Le 12 octobre 2025, les Camerounais se rendront aux urnes pour une élection présidentielle qui s’annonce historique. Parmi les douze candidats en lice, une seule femme se distingue : Hermine Patricia Tomaino Ndam Njoya. À 56 ans, cette femme politique, entrepreneure et écrivaine incarne une voix singulière dans un paysage dominé par les hommes. Candidate sous la bannière de l’Union Démocratique du Cameroun (UDC), elle porte un message de renouveau face au président sortant Paul Biya, au pouvoir depuis des décennies.
Née à Yaoundé en 1969, Hermine Patricia Tomaino Ndam Njoya a bâti un parcours aussi riche que diversifié. Après des études secondaires au Lycée Sultan-Njoya de Foumban, elle obtient une maîtrise en droit public à l’Université de Yaoundé. Son expertise en gouvernance et gestion de projets l’a conduite à coordonner des programmes pour l’Union européenne et des initiatives de lutte contre le VIH/SIDA. Loin de se limiter à la politique, elle s’est imposée dans le monde des affaires en dirigeant une plantation caféière dans la région de l’Ouest. Présidente de l’Association des Femmes Camerounaises dans le Café (AFECC), elle milite pour l’autonomisation économique des femmes, un engagement qui lui vaut une reconnaissance au-delà des frontières.
Sur le plan politique, son parcours est tout aussi impressionnant. Élue députée du Noun de 2007 à 2020, elle a occupé le poste de secrétaire à l’Assemblée nationale avant de devenir maire de Foumban en 2020. Veuve d’Adamou Ndam Njoya, ancien président de l’UDC, elle a repris le flambeau du parti en 2021, s’imposant comme une figure incontournable de l’opposition. Porte-parole des partis réclamant une réforme du Code électoral, elle a publié plusieurs ouvrages engagés, dont L’Enfer rose et Les Élections bancales, qui dénoncent les dérives du système politique camerounais.
Ses atouts dans cette course présidentielle sont nombreux. En tant que seule femme candidate, elle incarne une alternative crédible et rafraîchissante dans un environnement politique très masculin.
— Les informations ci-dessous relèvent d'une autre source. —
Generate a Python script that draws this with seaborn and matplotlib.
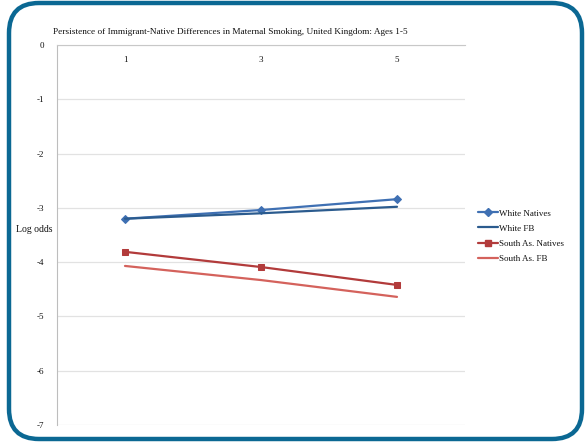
import matplotlib
matplotlib.use("Agg")
import matplotlib.pyplot as plt
import seaborn as sns
import pandas as pd
from matplotlib.patches import FancyBboxPatch
from matplotlib.transforms import IdentityTransform
from matplotlib.lines import Line2D

ages = ["1", "3", "5"]
white_natives = [-3.20, -3.04, -2.84]
white_fb = [-3.20, -3.10, -2.98]
south_as_natives = [-3.81, -4.09, -4.42]
south_as_fb = [-4.07, -4.33, -4.64]
series_names = ["White Natives", "White FB", "South As. Natives", "South As. FB"]
y_ticks = [0, -1, -2, -3, -4, -5, -6, -7]

sns.set_style("white")
plt.rcParams["font.family"] = ["Liberation Serif", "DejaVu Serif"]

rows = []
for name, vals in zip(series_names, [white_natives, white_fb, south_as_natives, south_as_fb]):
    for a, v in zip(ages, vals):
        rows.append({"Age": a, "Log odds": v, "Series": name})
df = pd.DataFrame(rows)

fig = plt.figure(figsize=(5.87, 4.42), dpi=100)
ax = fig.add_axes([57/587, 1-425/442, (465-57)/587, (425-45)/442])

styles = {
    "White Natives": dict(color="#3f70b3", marker="D", markersize=4.0),
    "White FB": dict(color="#2b5b8e", marker=None),
    "South As. Natives": dict(color="#b23b3b", marker="s", markersize=4.8),
    "South As. FB": dict(color="#d4625c", marker=None),
}
handles = []
for name in series_names:
    st = styles[name]
    sub = df[df["Series"] == name]
    kw = dict(color=st["color"], linewidth=1.6)
    if st["marker"]:
        kw.update(marker=st["marker"], markersize=st["markersize"],
                  markeredgecolor=st["color"], markerfacecolor=st["color"])
    sns.lineplot(data=sub, x="Age", y="Log odds", ax=ax, sort=False, **kw)
    handles.append(Line2D([], [], **kw))

ax.set_xlim(-0.5, 2.5)
ax.set_ylim(-7, 0)
ax.set_yticks(y_ticks)
ax.set_yticklabels([str(t) for t in y_ticks])
ax.yaxis.grid(True, color="#e2e2e2", linewidth=0.9)
ax.set_axisbelow(True)
for s in ["right", "bottom"]:
    ax.spines[s].set_visible(False)
ax.spines["left"].set_color("#bdbdbd")
ax.spines["top"].set_color("#c8c8c8")
ax.tick_params(axis="y", labelsize=6.5, colors="#111111", length=0, pad=9)
ax.tick_params(axis="x", top=True, labeltop=True, bottom=False, labelbottom=False,
               length=0, pad=-14, labelsize=6.5, colors="#111111")
ax.set_xlabel("")
ax.set_ylabel("")

fig.text(16/587, 1-229/442, "Log odds", fontsize=7, color="#111111", va="center", ha="left")
fig.text(230/587, 1-32/442,
         "Persistence of Immigrant-Native Differences in Maternal Smoking, United Kingdom: Ages 1-5",
         fontsize=6.7, color="#111111", ha="center", va="center")

leg = fig.legend(handles, series_names, loc="center left", bbox_to_anchor=(470/587, 1-236/442),
                 frameon=False, fontsize=6.5, handlelength=2.2, handletextpad=0.1,
                 labelspacing=0.75)
for t in leg.get_texts():
    t.set_color("#111111")

border = FancyBboxPatch((9, 3), 573, 436, boxstyle="round,pad=0,rounding_size=30",
                        transform=IdentityTransform(), fill=False,
                        edgecolor="#0b6893", linewidth=3.2)
fig.add_artist(border)

fig.savefig("out.png", dpi=100)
Son expérience multisectorielle, alliant politique, entreprise et plaidoyer, lui permet de toucher un électorat varié, en particulier les jeunes en quête de nouveaux visages. Son réseau international, forgé grâce à son travail dans le secteur caféier et ses collaborations avec des organisations panafricaines, renforce sa légitimité. Enfin, son discours évite les clivages ethniques pour se concentrer sur des thèmes universels comme la lutte contre la corruption et l’amélioration de la gouvernance.
Cependant, sa candidature n’est pas sans défis. Malgré son charisme, l’UDC peine à rivaliser avec le RDPC de Paul Biya, dont la machine électorale est redoutable. Les ressources financières limitées de sa campagne contrastent avec les moyens colossaux déployés par le pouvoir en place. Par ailleurs, la fragmentation de l’opposition, avec douze candidats en lice, risque de diluer son électorat. Enfin, son image d’intellectuelle et de femme d’affaires pourrait la distancier des classes populaires, qui constituent pourtant un vivier électoral essentiel.
Face à Paul Biya, la tâche semble titanesque. Les observateurs politiques doutent qu’elle puisse réellement menacer le président sortant, maître des institutions et du jeu électoral. Néanmoins, sa candidature a une portée symbolique forte. Elle force le débat sur la place des femmes en politique et pourrait servir de tremplin pour une opposition plus unie dans les années à venir. Même si ses chances de victoire sont minces, sa participation marquera l’histoire comme celle d’une femme ayant osé défier un système verrouillé.
Hermine Patricia Tomaino Ndam Njoya incarne à la fois l’audace et la persévérance. Sa candidature, bien que symbolique, rappelle que la bataille pour l’alternance passe aussi par la diversité des voix. Dans un contexte où les opposants sont souvent marginalisés, sa présence sur la scène politique est en soi une victoire. Comme elle l’a déclaré en déposant sa candidature : « Le Cameroun a besoin de courage, pas de complaisance. » Un message qui, malgré les obstacles, continue de résonner.